Thursday, February 10, 2011

Examination

2 things- I rock, but you already knew that. What gray hairs? Check. Did it. Valentine's bought- CHECK, did that too. ALMOST bought some cards to send out on my own, but because that would totally contradict my disgust at the Hallmark holiday, I resisted. :) Go me!

Okay, now the other thing. I've had 2 people mention that it's a little sad and pathetic of me to feel bad about wanting to go out when Cullen's gone. I need to examine that further. So...lets. :) I was concerned about the way I felt about wanting to stop being a wife and mother for one night, but I have realized now that I'm thinking about it deeper, that it doesn't mean that I need to go out drinking or socializing necessarily (although that is so still on the table). I would be perfectly happy all by my wittle self sitting in a book store all night long. Literally. I will be happy going into Michaels and getting 10 different ways inspired. If it were light out and halfway decent, I'd take my self for a run down by the bass ponds (if they are even runnable) or around woodlake. This makes me feel better, knowing this. It isn't about "escaping" so much as it is about the fact that I could, can and will go out by myself (or with others, but I mean minus kids and/or Cullen) and that while I'm out, I am just ME. I don't get to do that very often. I won't have to hurry home at a particular time. We are home bodies- he used to have to DRAG me out of the house. Now I go more willingly, and perhaps my JOY at the idea of my upcoming "freedom" has more to do with the fact that it's fucking winter STILL and I'm "stuck" in this house day after day after day with these babies that I can't put outside either. I can't take them for walks, we are sitting in here. It makes me want to RUN from my house on the weekends, see the outside world and the people in it.
So maybe, just maybe I'm not the horrible person he imagines me to be sometimes?
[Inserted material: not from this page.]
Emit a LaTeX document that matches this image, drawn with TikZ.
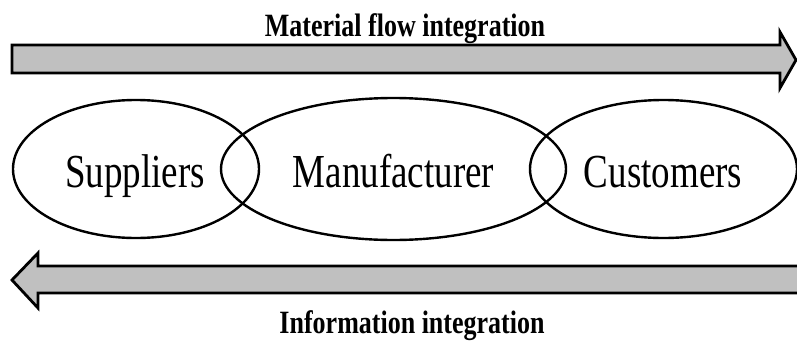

I don't really think there's anything "wrong" with me, but sometimes when he looks at me or says "I don't feel comfortable being gone for 4 days" and I know it's because of ME and him worrying about what I'll be doing, it makes me feel sad...and then to want to do some of the things that he's worrying about...well...how can I not feel bad then?
Round and round we go.

Sun is out for the 3rd day in a row. Rock on! I need more songs on my Ipod. Whatcha got?